INFORMATION SHOWN:
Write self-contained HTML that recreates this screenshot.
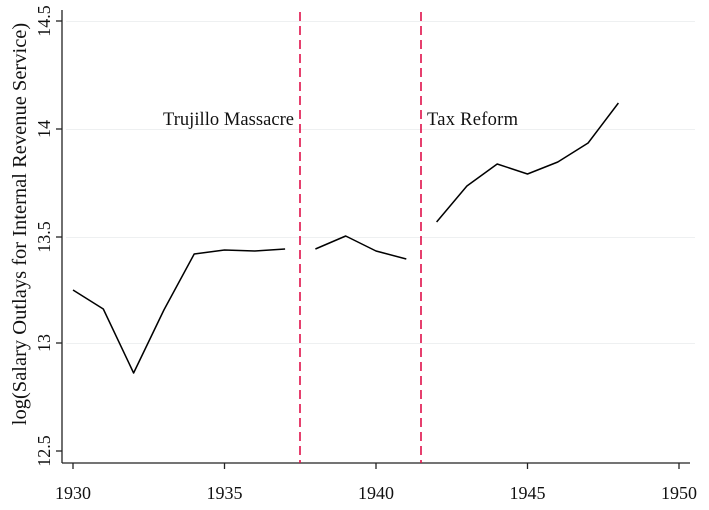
<!DOCTYPE html>
<html><head><style>body{margin:0;background:#fff}svg{display:block}text{font-family:"Liberation Serif",serif;fill:#111}</style></head>
<body>
<svg width="709" height="510" xmlns="http://www.w3.org/2000/svg">
<rect width="709" height="510" fill="#fff"/>
<g stroke="#eef0f1" stroke-width="1">
<line x1="66" y1="21.5" x2="695" y2="21.5"/>
<line x1="66" y1="129.5" x2="695" y2="129.5"/>
<line x1="66" y1="237.5" x2="695" y2="237.5"/>
<line x1="66" y1="343.5" x2="695" y2="343.5"/>
</g>
<g stroke="#222" stroke-width="1.3" fill="none">
<line x1="62" y1="10" x2="62" y2="463"/>
<line x1="62" y1="463" x2="690" y2="463"/>
<line x1="56" y1="21" x2="62" y2="21"/>
<line x1="56" y1="129" x2="62" y2="129"/>
<line x1="56" y1="237" x2="62" y2="237"/>
<line x1="56" y1="343" x2="62" y2="343"/>
<line x1="56" y1="451" x2="62" y2="451"/>
<line x1="73" y1="463" x2="73" y2="469"/>
<line x1="224.5" y1="463" x2="224.5" y2="469"/>
<line x1="376" y1="463" x2="376" y2="469"/>
<line x1="527.5" y1="463" x2="527.5" y2="469"/>
<line x1="679" y1="463" x2="679" y2="469"/>
</g>
<g font-size="18" text-anchor="middle">
<text x="73" y="499">1930</text><text x="224.5" y="499">1935</text><text x="376" y="499">1940</text><text x="527.5" y="499">1945</text><text x="679" y="499">1950</text>
</g>
<g font-size="18" text-anchor="middle">
<text transform="translate(50,21) rotate(-90)">14.5</text>
<text transform="translate(50,129) rotate(-90)">14</text>
<text transform="translate(50,237) rotate(-90)">13.5</text>
<text transform="translate(50,343) rotate(-90)">13</text>
<text transform="translate(50,451) rotate(-90)">12.5</text>
<text transform="translate(26,224) rotate(-90)" font-size="20.5">log(Salary Outlays for Internal Revenue Service)</text>
</g>
<g stroke="#e0104a" stroke-width="1.6" stroke-dasharray="9,5">
<line x1="300" y1="12" x2="300" y2="463"/>
<line x1="421" y1="12" x2="421" y2="463"/>
</g>
<text x="163" y="125" font-size="18.5" textLength="131">Trujillo Massacre</text>
<text x="427" y="125" font-size="18.5" textLength="91">Tax Reform</text>
<g stroke="#000" stroke-width="1.5" fill="none" stroke-linejoin="round">
<polyline points="73,290 103.3,309 133.6,373 163.9,310 194.2,254 224.5,250 254.8,251 285.1,249"/>
<polyline points="315.4,249 345.7,236 376,251 406.3,259"/>
<polyline points="436.6,222 466.9,186 497.2,164 527.5,174 557.8,162 588.1,143 618.4,103"/>
</g>
</svg>
</body></html>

INSTRUCTIONS FOR THE TASK:
The pictures should not be reproduced; quote all of the other material exactly.

SOLUTION FOR THIS EXERCISE:
Write self-contained HTML that recreates this screenshot.
<!DOCTYPE html>
<html><head><style>body{margin:0;background:#fff}svg{display:block}text{font-family:"Liberation Serif",serif;fill:#111}</style></head>
<body>
<svg width="709" height="510" xmlns="http://www.w3.org/2000/svg">
<rect width="709" height="510" fill="#fff"/>
<g stroke="#eef0f1" stroke-width="1">
<line x1="66" y1="21.5" x2="695" y2="21.5"/>
<line x1="66" y1="129.5" x2="695" y2="129.5"/>
<line x1="66" y1="237.5" x2="695" y2="237.5"/>
<line x1="66" y1="343.5" x2="695" y2="343.5"/>
</g>
<g stroke="#222" stroke-width="1.3" fill="none">
<line x1="62" y1="10" x2="62" y2="463"/>
<line x1="62" y1="463" x2="690" y2="463"/>
<line x1="56" y1="21" x2="62" y2="21"/>
<line x1="56" y1="129" x2="62" y2="129"/>
<line x1="56" y1="237" x2="62" y2="237"/>
<line x1="56" y1="343" x2="62" y2="343"/>
<line x1="56" y1="451" x2="62" y2="451"/>
<line x1="73" y1="463" x2="73" y2="469"/>
<line x1="224.5" y1="463" x2="224.5" y2="469"/>
<line x1="376" y1="463" x2="376" y2="469"/>
<line x1="527.5" y1="463" x2="527.5" y2="469"/>
<line x1="679" y1="463" x2="679" y2="469"/>
</g>
<g font-size="18" text-anchor="middle">
<text x="73" y="499">1930</text><text x="224.5" y="499">1935</text><text x="376" y="499">1940</text><text x="527.5" y="499">1945</text><text x="679" y="499">1950</text>
</g>
<g font-size="18" text-anchor="middle">
<text transform="translate(50,21) rotate(-90)">14.5</text>
<text transform="translate(50,129) rotate(-90)">14</text>
<text transform="translate(50,237) rotate(-90)">13.5</text>
<text transform="translate(50,343) rotate(-90)">13</text>
<text transform="translate(50,451) rotate(-90)">12.5</text>
<text transform="translate(26,224) rotate(-90)" font-size="20.5">log(Salary Outlays for Internal Revenue Service)</text>
</g>
<g stroke="#e0104a" stroke-width="1.6" stroke-dasharray="9,5">
<line x1="300" y1="12" x2="300" y2="463"/>
<line x1="421" y1="12" x2="421" y2="463"/>
</g>
<text x="163" y="125" font-size="18.5" textLength="131">Trujillo Massacre</text>
<text x="427" y="125" font-size="18.5" textLength="91">Tax Reform</text>
<g stroke="#000" stroke-width="1.5" fill="none" stroke-linejoin="round">
<polyline points="73,290 103.3,309 133.6,373 163.9,310 194.2,254 224.5,250 254.8,251 285.1,249"/>
<polyline points="315.4,249 345.7,236 376,251 406.3,259"/>
<polyline points="436.6,222 466.9,186 497.2,164 527.5,174 557.8,162 588.1,143 618.4,103"/>
</g>
</svg>
</body></html>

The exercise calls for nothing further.